Vouloir plaire à son psy : une stratégie pour être accepté ou aimé ?

Dans le cadre protégé de la thérapie, chacun·e cherche à déposer quelque chose de soi. Mais ce mouvement est parfois précédé, ou empêché, par un autre : le désir de plaire, d’être apprécié, de susciter une forme de reconnaissance affective. Ce n’est pas une coquetterie ni une ruse consciente, mais souvent une stratégie ancienne, forgée pour se protéger du rejet. Plaire au psy devient alors une manière détournée de s’assurer qu’on pourra continuer à parler, sans être jugé ni abandonné.
Le plaisir de séduire, la peur d’exister
Pour certain·es, parler vrai revient à se montrer dans ses contradictions, ses parts honteuses, ses failles. Cela suppose de pouvoir compter sur un regard qui ne condamne pas. Mais quand ce regard est imaginé comme incertain ou menaçant, le besoin de plaire prend le dessus. On adapte son récit, on met en avant ses réussites, on se surveille. Le discours devient lissé, stratégique, parfois même inconsciemment enjolivé. Ce que l’on donne à voir est alors un « soi acceptable », là où l’enjeu serait d’approcher un « soi habité ».
Une répétition de l’enfance
Ce mécanisme de séduction défensive s’ancre souvent dans une histoire familiale où la place n’était jamais acquise. Il fallait être sage, drôle, intelligent, utile… pour mériter d’être aimé. Plaire était une condition de survie affective. En thérapie, ce scénario se rejoue : on veut « être un bon patient », intéressant, fluide, pour ne pas risquer de décevoir ou d’être ignoré. Cette attente implicite peut ralentir le processus, car tant qu’on parle pour séduire, on ne parle pas encore depuis soi.

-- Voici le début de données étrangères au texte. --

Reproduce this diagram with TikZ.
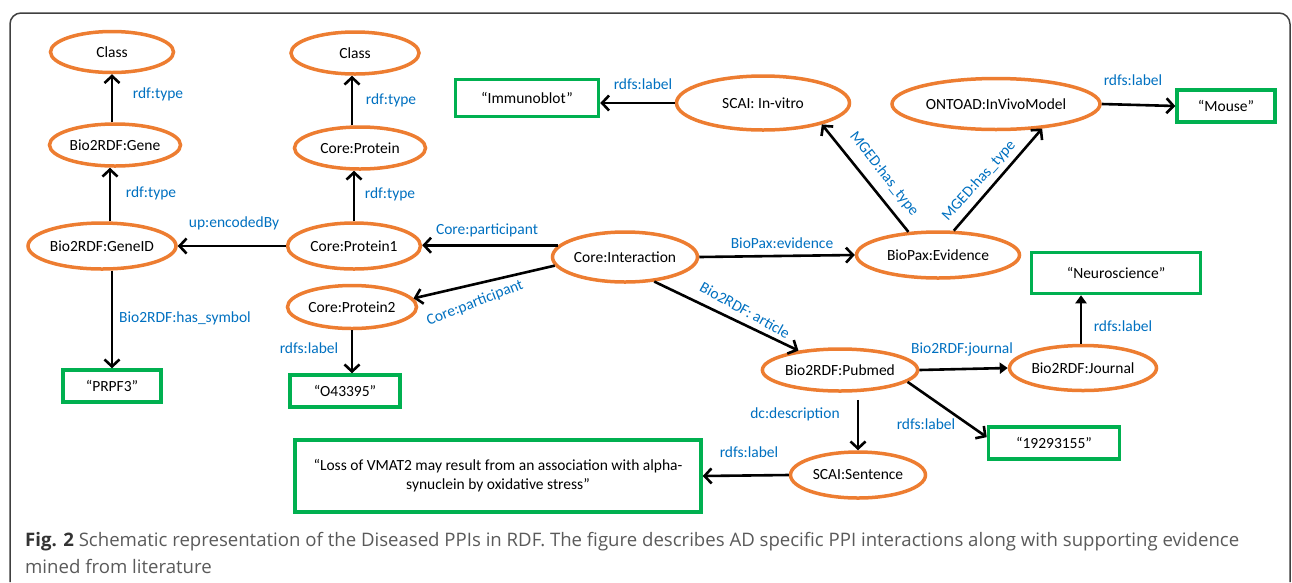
\documentclass[tikz,border=0pt]{standalone}
\usepackage{fontspec}
\setmainfont{Carlito}
\newfontfamily\capfont{Open Sans}
\usetikzlibrary{shapes.geometric,arrows.meta}
\definecolor{ora}{RGB}{237,125,49}
\definecolor{grn}{RGB}{0,176,80}
\definecolor{lblue}{RGB}{0,112,192}
\definecolor{capgray}{RGB}{90,90,90}
\begin{document}
\begin{tikzpicture}[x=1pt,y=-1pt,
  ell/.style={ellipse,draw=ora,line width=3.5pt,inner sep=0pt,font=\fontsize{15.5}{18}\selectfont},
  lit/.style={rectangle,draw=grn,line width=3.5pt,inner sep=0pt,font=\fontsize{15.5}{18}\selectfont},
  arr/.style={line width=2.6pt,-{Straight Barb[length=7pt,width=15pt]}},
  arrf/.style={line width=2.6pt,-{Triangle[length=8pt,width=11pt]}},
  lab/.style={text=lblue,font=\fontsize{15.5}{18}\selectfont,inner sep=0pt}]
\useasboundingbox (0,0) rectangle (1292,582);
\draw[line width=1.5pt,black!75,rounded corners=11pt] (10,582) -- (10,13) -- (1290,13) -- (1290,582);

% ellipses
\node[ell,minimum width=123,minimum height=41] (class1) at (112,52) {Class};
\node[ell,minimum width=128,minimum height=42] (class2) at (355,53) {Class};
\node[ell,minimum width=131,minimum height=42] (gene) at (115,145) {Bio2RDF:Gene};
\node[ell,minimum width=131,minimum height=42] (prot) at (360,148) {Core:Protein};
\node[ell,minimum width=148,minimum height=46] (geneid) at (102,246) {Bio2RDF:GeneID};
\node[ell,minimum width=133,minimum height=46] (p1) at (354,246) {Core:Protein1};
\node[ell,minimum width=129,minimum height=43] (p2) at (352,307) {Core:Protein2};
\node[ell,minimum width=145,minimum height=50] (inter) at (625,257) {Core:Interaction};
\node[ell,minimum width=173,minimum height=54] (invitro) at (763,103) {SCAI: In-vitro};
\node[ell,minimum width=208,minimum height=51] (onto) at (996,104) {ONTOAD:InVivoModel};
\node[ell,minimum width=163,minimum height=46] (evid) at (938,255) {BioPax:Evidence};
\node[ell,minimum width=145,minimum height=42] (pub) at (840,370) {Bio2RDF:Pubmed};
\node[ell,minimum width=147,minimum height=45] (jour) at (1083,368) {Bio2RDF:Journal};
\node[ell,minimum width=135,minimum height=46] (sent) at (858,475) {SCAI:Sentence};

% literal boxes
\node[lit,minimum width=143,minimum height=37] (immuno) at (527,98) {“Immunoblot”};
\node[lit,minimum width=98,minimum height=32] (mouse) at (1226,106) {“Mouse”};
\node[lit,minimum width=169,minimum height=41] (neuro) at (1116,273) {“Neuroscience”};
\node[lit,minimum width=98,minimum height=32] (prpf) at (112,386) {“PRPF3”};
\node[lit,minimum width=110,minimum height=32] (o43) at (345,391) {“O43395”};
\node[lit,minimum width=131,minimum height=32] (num) at (1054,443) {“19293155”};
\node[lit,minimum width=406,minimum height=72,align=center,font=\fontsize{15.5}{19}\selectfont] (loss) at (498,476) {“Loss of VMAT2 may result from an association with alpha-\\synuclein by oxidative stress”};

% connectors
\draw[arr] (class1.south |- gene.north) -- (class1.south);
\draw[arr] ([xshift=8pt]geneid.north) -- ([xshift=8pt]geneid.north |- gene.south);
\draw[arr] ([xshift=-3pt]class2.south |- prot.north) -- ([xshift=-3pt]class2.south);
\draw[arr] (p1.north) -- (p1.north |- prot.south);
\draw[arr] (p1.west) -- (geneid.east);
\draw[arr] (prpf.north |- geneid.south) -- (prpf.north);
\draw[arr] (inter.170) -- (p1.east |- inter.170);
\draw[arr] (inter.187) -- (p2.8);
\draw[arr] (p2.south) -- (p2.south |- o43.north);
\draw[arr] (inter.east) -- (evid.west);
\draw[arr] (inter.-40) -- (pub.155);
\draw[arr] (evid.142) -- (invitro.-20);
\draw[arr] (evid.57) -- (onto.-28);
\draw[arr] (invitro.west) -- (immuno.east |- invitro.west);
\draw[arr] (onto.east) -- (mouse.west);
\draw[arrf] (pub.east) -- (jour.west);
\draw[arrf] (jour.north -| 1081,0) -- (neuro.south -| 1081,0);
\draw[arr] (pub.-10) -- (num.175);
\draw[arr] ([yshift=-7pt]sent.north |- pub.south) -- (sent.north);
\draw[arr] (sent.west) -- (loss.east);

% labels
\node[lab] (l1) at (158,94) {rdf:type};
\node[lab] (l2) at (151,193) {rdf:type};
\node[lab] (l3) at (391,100) {rdf:type};
\node[lab] (l4) at (390,194) {rdf:type};
\node[lab] (l5) at (234,223) {up:encodedBy};
\node[lab] (l6) at (487,230) {Core:participant};
\node[lab,rotate=21] (l7) at (475,303) {Core:participant};
\node[lab] (l8) at (185,318) {Bio2RDF:has\_symbol};
\node[lab] (l9) at (309,348) {rdfs:label};
\node[lab] (l10) at (643,84) {rdfs:label};
\node[lab] (l11) at (782,243) {BioPax:evidence};
\node[lab,rotate=-29] (l12) at (745,310) {Bio2RDF: article};
\node[lab,rotate=-52] (l13) at (884,174) {MGED:has\_type};
\node[lab,rotate=48] (l14) at (979,181) {MGED:has\_type};
\node[lab] (l15) at (1133,80) {rdfs:label};
\node[lab] (l16) at (1123,326) {rdfs:label};
\node[lab] (l17) at (962,349) {Bio2RDF:journal};
\node[lab] (l18) at (926,424) {rdfs:label};
\node[lab] (l19) at (795,414) {dc:description};
\node[lab] (l20) at (749,452) {rdfs:label};

% caption
\node[anchor=base west,align=left,inner sep=0pt,text=capgray,font=\capfont\fontsize{18.6}{26.5}\selectfont] (cap) at (25,573)
 {{\bfseries\color{black!80}Fig. 2} Schematic representation of the Diseased PPIs in RDF. The figure describes AD specific PPI interactions along with supporting evidence\\mined from literature};
\end{tikzpicture}
\end{document}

L’exemple de Julien, 34 ans
Julien arrive en thérapie avec un discours très articulé. Il parle vite, anticipe les interprétations, se corrige souvent. Il s’excuse de trop parler, puis s’excuse de ne pas assez dire. Très vite, il dit qu’il espère être « un patient agréable », parce qu’il ne supporte pas l’idée d’être perçu comme ennuyeux ou trop compliqué. En explorant cette phrase, Julien évoque son enfance marquée par un père distant et ironique, dont il attendait en vain un signe d’approbation. En comprenant que ce besoin de plaire le coupait de son ressenti, il commence à ralentir. À parler moins bien, mais plus juste.
Plaire ou rencontrer ?
Vouloir plaire au psy n’est pas un échec, c’est une tentative de maintenir le lien. Mais tant que cette stratégie reste inconsciente, elle agit comme un filtre : elle empêche le thérapeute de rencontrer ce qui cherche vraiment à se dire. C’est en acceptant de ne pas plaire, de ne pas être aimable, que l’on entre dans la relation thérapeutique réelle. Là où il ne s’agit plus d’être choisi, mais d’être entendu. Et là où l’amour, s’il circule, ne dépend plus de la performance, mais d’une humanité partagée.